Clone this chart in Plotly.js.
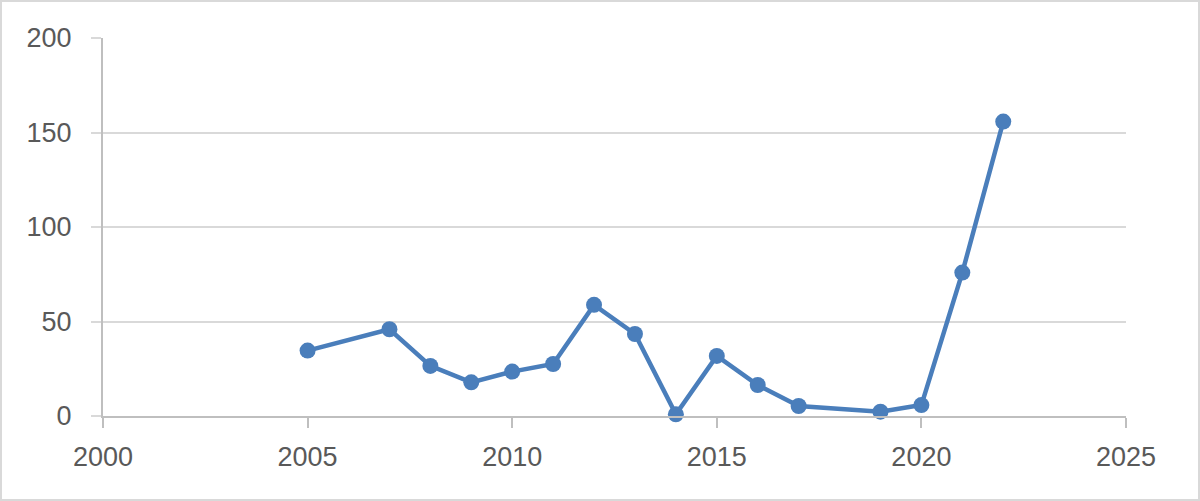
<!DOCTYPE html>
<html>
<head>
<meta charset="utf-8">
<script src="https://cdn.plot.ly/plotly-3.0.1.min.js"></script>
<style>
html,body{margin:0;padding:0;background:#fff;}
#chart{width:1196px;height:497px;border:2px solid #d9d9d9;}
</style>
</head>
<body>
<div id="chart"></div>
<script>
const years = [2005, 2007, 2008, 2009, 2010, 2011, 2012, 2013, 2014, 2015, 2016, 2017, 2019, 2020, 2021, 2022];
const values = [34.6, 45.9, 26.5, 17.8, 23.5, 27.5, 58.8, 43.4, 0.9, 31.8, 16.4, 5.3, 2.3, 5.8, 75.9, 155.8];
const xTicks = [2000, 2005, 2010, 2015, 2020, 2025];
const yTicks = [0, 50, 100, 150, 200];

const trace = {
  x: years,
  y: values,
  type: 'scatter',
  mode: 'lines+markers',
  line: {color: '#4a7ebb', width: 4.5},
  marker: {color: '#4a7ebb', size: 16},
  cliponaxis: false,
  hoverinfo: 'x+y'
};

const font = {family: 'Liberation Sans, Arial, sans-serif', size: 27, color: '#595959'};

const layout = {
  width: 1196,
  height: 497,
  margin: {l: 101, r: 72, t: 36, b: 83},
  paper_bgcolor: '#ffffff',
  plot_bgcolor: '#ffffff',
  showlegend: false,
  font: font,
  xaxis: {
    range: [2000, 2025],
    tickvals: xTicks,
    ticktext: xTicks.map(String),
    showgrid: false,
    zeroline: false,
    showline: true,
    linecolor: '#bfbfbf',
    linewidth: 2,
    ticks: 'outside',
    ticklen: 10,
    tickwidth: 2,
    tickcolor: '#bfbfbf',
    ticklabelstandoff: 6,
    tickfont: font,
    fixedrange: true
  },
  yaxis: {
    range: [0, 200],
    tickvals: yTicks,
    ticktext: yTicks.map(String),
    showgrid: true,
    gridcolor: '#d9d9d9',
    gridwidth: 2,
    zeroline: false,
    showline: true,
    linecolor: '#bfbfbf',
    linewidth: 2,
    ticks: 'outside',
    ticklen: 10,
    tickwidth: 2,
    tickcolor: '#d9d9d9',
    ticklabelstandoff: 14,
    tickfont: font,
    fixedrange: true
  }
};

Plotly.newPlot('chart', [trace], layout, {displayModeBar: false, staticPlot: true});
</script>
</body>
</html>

----------

* **EXERCISE INSTRUCTIONS**
Omit any images, then output the listing exactly.

* **WRITTEN REPLY**
Clone this chart in Plotly.js.
<!DOCTYPE html>
<html>
<head>
<meta charset="utf-8">
<script src="https://cdn.plot.ly/plotly-3.0.1.min.js"></script>
<style>
html,body{margin:0;padding:0;background:#fff;}
#chart{width:1196px;height:497px;border:2px solid #d9d9d9;}
</style>
</head>
<body>
<div id="chart"></div>
<script>
const years = [2005, 2007, 2008, 2009, 2010, 2011, 2012, 2013, 2014, 2015, 2016, 2017, 2019, 2020, 2021, 2022];
const values = [34.6, 45.9, 26.5, 17.8, 23.5, 27.5, 58.8, 43.4, 0.9, 31.8, 16.4, 5.3, 2.3, 5.8, 75.9, 155.8];
const xTicks = [2000, 2005, 2010, 2015, 2020, 2025];
const yTicks = [0, 50, 100, 150, 200];

const trace = {
  x: years,
  y: values,
  type: 'scatter',
  mode: 'lines+markers',
  line: {color: '#4a7ebb', width: 4.5},
  marker: {color: '#4a7ebb', size: 16},
  cliponaxis: false,
  hoverinfo: 'x+y'
};

const font = {family: 'Liberation Sans, Arial, sans-serif', size: 27, color: '#595959'};

const layout = {
  width: 1196,
  height: 497,
  margin: {l: 101, r: 72, t: 36, b: 83},
  paper_bgcolor: '#ffffff',
  plot_bgcolor: '#ffffff',
  showlegend: false,
  font: font,
  xaxis: {
    range: [2000, 2025],
    tickvals: xTicks,
    ticktext: xTicks.map(String),
    showgrid: false,
    zeroline: false,
    showline: true,
    linecolor: '#bfbfbf',
    linewidth: 2,
    ticks: 'outside',
    ticklen: 10,
    tickwidth: 2,
    tickcolor: '#bfbfbf',
    ticklabelstandoff: 6,
    tickfont: font,
    fixedrange: true
  },
  yaxis: {
    range: [0, 200],
    tickvals: yTicks,
    ticktext: yTicks.map(String),
    showgrid: true,
    gridcolor: '#d9d9d9',
    gridwidth: 2,
    zeroline: false,
    showline: true,
    linecolor: '#bfbfbf',
    linewidth: 2,
    ticks: 'outside',
    ticklen: 10,
    tickwidth: 2,
    tickcolor: '#d9d9d9',
    ticklabelstandoff: 14,
    tickfont: font,
    fixedrange: true
  }
};

Plotly.newPlot('chart', [trace], layout, {displayModeBar: false, staticPlot: true});
</script>
</body>
</html>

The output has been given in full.